ツイッターでのやりとりから、DMやショートメッセージへと発展
アンバー・ハードとの別れで感情の津波に飲み込まれていた2018年春、マスクの人生に、やせぎすな体でサウンドを紡ぐクレア・ブーシェイ、芸名グライムスなるキャラクターが登場する。頭がよく魅力的なパフォーマンスアーティストの登場で、マスクは子どもが3人増えるし、ときおり家庭的な生活が訪れては消えるし、さらには、プッツンしてしまったラッパーと人前で一騒動くり広げるなんてことにもなる。
バンクーバー出身のグライムスは、マスクとデートするようになる前にアルバムを4枚出している。SFのテーマやミームから生み出される彼女の音楽は、ドリームポップやエレクトロニカの要素をちりばめた独特な肌触りのサウンドで人々を魅了する。知的冒険に乗りだす好奇心も持っていて、人工知能が暴走し、力を得る助けとならない人間を拷問にかける世界になるかもしれないとする思考実験、「ロコのバジリスク」など、かなり変わった考えにも興味を示している。言い換えれば、マスクと似た心配をしている。
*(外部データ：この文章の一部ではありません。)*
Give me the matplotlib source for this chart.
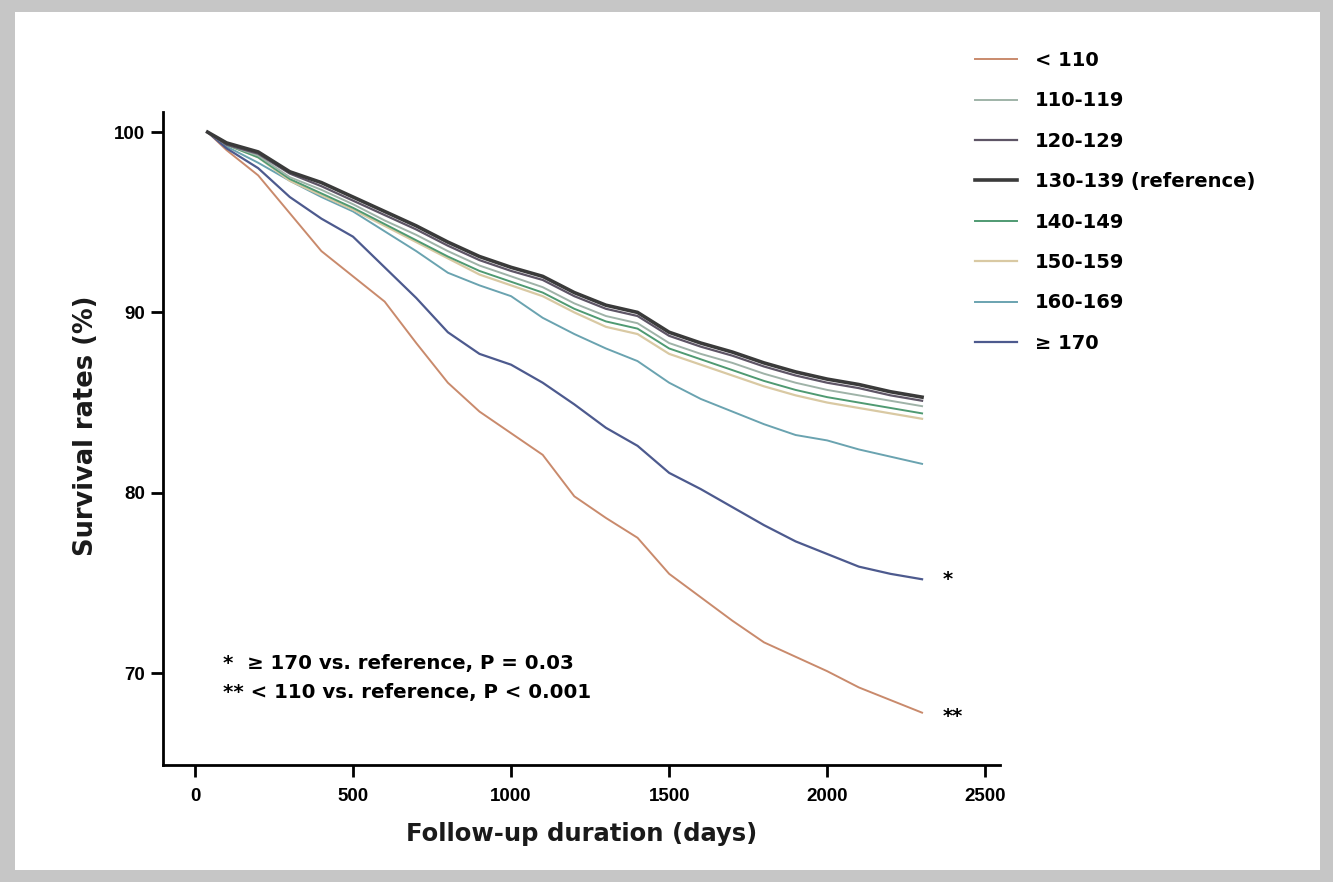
import matplotlib
matplotlib.use("Agg")
import matplotlib.pyplot as plt
from matplotlib.patches import Rectangle

# survival curves
days = [40, 100, 200, 300, 400, 500, 600, 700, 800, 900, 1000, 1100,
        1200, 1300, 1400, 1500, 1600, 1700, 1800, 1900, 2000, 2100, 2200, 2300]

s_lt110 = [100, 99.0, 97.6, 95.5, 93.4, 92.0, 90.6, 88.3, 86.1, 84.5, 83.3, 82.1,
           79.8, 78.6, 77.5, 75.5, 74.2, 72.9, 71.7, 70.9, 70.1, 69.2, 68.5, 67.8]
s_110 = [100, 99.3, 98.7, 97.5, 96.8, 96.0, 95.1, 94.3, 93.4, 92.6, 92.0, 91.4,
         90.5, 89.8, 89.4, 88.3, 87.7, 87.2, 86.6, 86.1, 85.7, 85.4, 85.1, 84.8]
s_120 = [100, 99.3, 98.8, 97.7, 97.0, 96.2, 95.4, 94.6, 93.7, 92.9, 92.3, 91.8,
         90.9, 90.2, 89.8, 88.7, 88.1, 87.6, 87.0, 86.5, 86.1, 85.8, 85.4, 85.1]
s_130 = [100, 99.4, 98.9, 97.8, 97.2, 96.4, 95.6, 94.8, 93.9, 93.1, 92.5, 92.0,
         91.1, 90.4, 90.0, 88.9, 88.3, 87.8, 87.2, 86.7, 86.3, 86.0, 85.6, 85.3]
s_140 = [100, 99.3, 98.6, 97.4, 96.6, 95.8, 94.9, 94.0, 93.1, 92.3, 91.7, 91.1,
         90.2, 89.5, 89.1, 88.0, 87.4, 86.8, 86.2, 85.7, 85.3, 85.0, 84.7, 84.4]
s_150 = [100, 99.3, 98.6, 97.3, 96.5, 95.7, 94.8, 93.9, 93.0, 92.1, 91.5, 90.9,
         90.0, 89.2, 88.8, 87.7, 87.1, 86.5, 85.9, 85.4, 85.0, 84.7, 84.4, 84.1]
s_160 = [100, 99.2, 98.3, 97.3, 96.4, 95.6, 94.5, 93.4, 92.2, 91.5, 90.9, 89.7,
         88.8, 88.0, 87.3, 86.1, 85.2, 84.5, 83.8, 83.2, 82.9, 82.4, 82.0, 81.6]
s_170 = [100, 99.1, 98.0, 96.4, 95.2, 94.2, 92.5, 90.8, 88.9, 87.7, 87.1, 86.1,
         84.9, 83.6, 82.6, 81.1, 80.2, 79.2, 78.2, 77.3, 76.6, 75.9, 75.5, 75.2]

labels = ["< 110", "110-119", "120-129", "130-139 (reference)",
          "140-149", "150-159", "160-169", "\u2265 170"]
colors = ["#c98a6c", "#9fb3a8", "#5e5566", "#3a3a3a",
          "#4f9a72", "#d9c9a3", "#6aa3b0", "#4d5a8e"]
widths = [1.4, 1.4, 1.6, 2.6, 1.4, 1.6, 1.4, 1.6]
series = [s_lt110, s_110, s_120, s_130, s_140, s_150, s_160, s_170]

plt.rcParams['font.family'] = ['DejaVu Sans']

fig = plt.figure(figsize=(13.33, 8.82), dpi=100)
fig.patch.set_facecolor("#c6c6c6")
fig.patches.append(Rectangle((0.011, 0.0136), 0.979, 0.973, transform=fig.transFigure,
                             facecolor="white", edgecolor="none", zorder=-10))

ax = fig.add_axes([0.1223, 0.1327, 0.628, 0.740])
ax.set_facecolor("white")

# draw the reference curve last so it sits on top
order = [0, 6, 7, 5, 4, 1, 2, 3]
handles = {}
for i in order:
    ln, = ax.plot(days, series[i], color=colors[i], lw=widths[i], label=labels[i])
    handles[i] = ln

ax.set_xlim(-101, 2547)
ax.set_ylim(64.9, 101.1)
ax.set_xticks([0, 500, 1000, 1500, 2000, 2500])
ax.set_yticks([70, 80, 90, 100])

for side in ["top", "right"]:
    ax.spines[side].set_visible(False)
for side in ["left", "bottom"]:
    ax.spines[side].set_linewidth(2)
ax.tick_params(axis="x", width=2, length=8.5, pad=8)
ax.tick_params(axis="y", width=2, length=9, pad=4)
for lab in ax.get_xticklabels() + ax.get_yticklabels():
    lab.set_fontweight("bold")
    lab.set_fontfamily("Liberation Sans")
    lab.set_fontsize(13.5)

ax.set_xlabel("Follow-up duration (days)", fontsize=17.5, fontweight="bold",
              labelpad=12, color="#1a1a1a")
ax.set_ylabel("Survival rates (%)", fontsize=18.5, fontweight="bold", color="#1a1a1a")
ax.yaxis.set_label_coords(-0.077, 0.52)

# significance marks
ax.text(2365, 75.2, "*", fontsize=14, fontweight="bold", va="center")
ax.text(2365, 67.6, "**", fontsize=14, fontweight="bold", va="center")
ax.text(90, 70.55, "*  \u2265 170 vs. reference, P = 0.03", fontsize=14.2,
        fontweight="bold", va="center")
ax.text(90, 68.9, "** < 110 vs. reference, P < 0.001", fontsize=14.2,
        fontweight="bold", va="center")

leg = fig.legend([handles[i] for i in range(8)], labels, loc="upper left",
                 bbox_to_anchor=(0.718, 0.962), frameon=False,
                 prop={"size": 14, "weight": "bold"},
                 handlelength=2.2, handletextpad=0.9, labelspacing=1.1)

fig.savefig("out.png", dpi=100, facecolor=fig.get_facecolor())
だから、この思考実験に引っかけたツイートをするのに適当なイメージはないかとマスクがグーグル検索したとき、彼女がそのあたりを2015年のミュージックビデオ、『フレッシュ・ウィズアウト・ブラッド(Flesh without Blood)』に組み込んでいると知ることになったわけだ。こうしてふたりはツイッターでやりとりをするようになり、いまどきのことで、ダイレクトメッセージやショートメッセージのやりとりへと発展していった。
デートでフリーモント工場の見学へ
実はふたりは以前にも会ったことがあった。なんと、マスクがアンバー・ハードと一緒に乗ったエレベーターで、である。
「エレベーターで会ったの、覚えてる?」
夜遅くに、グライムスとマスク、ふたり一緒に話を聞いていたとき、彼女がこう切り出した。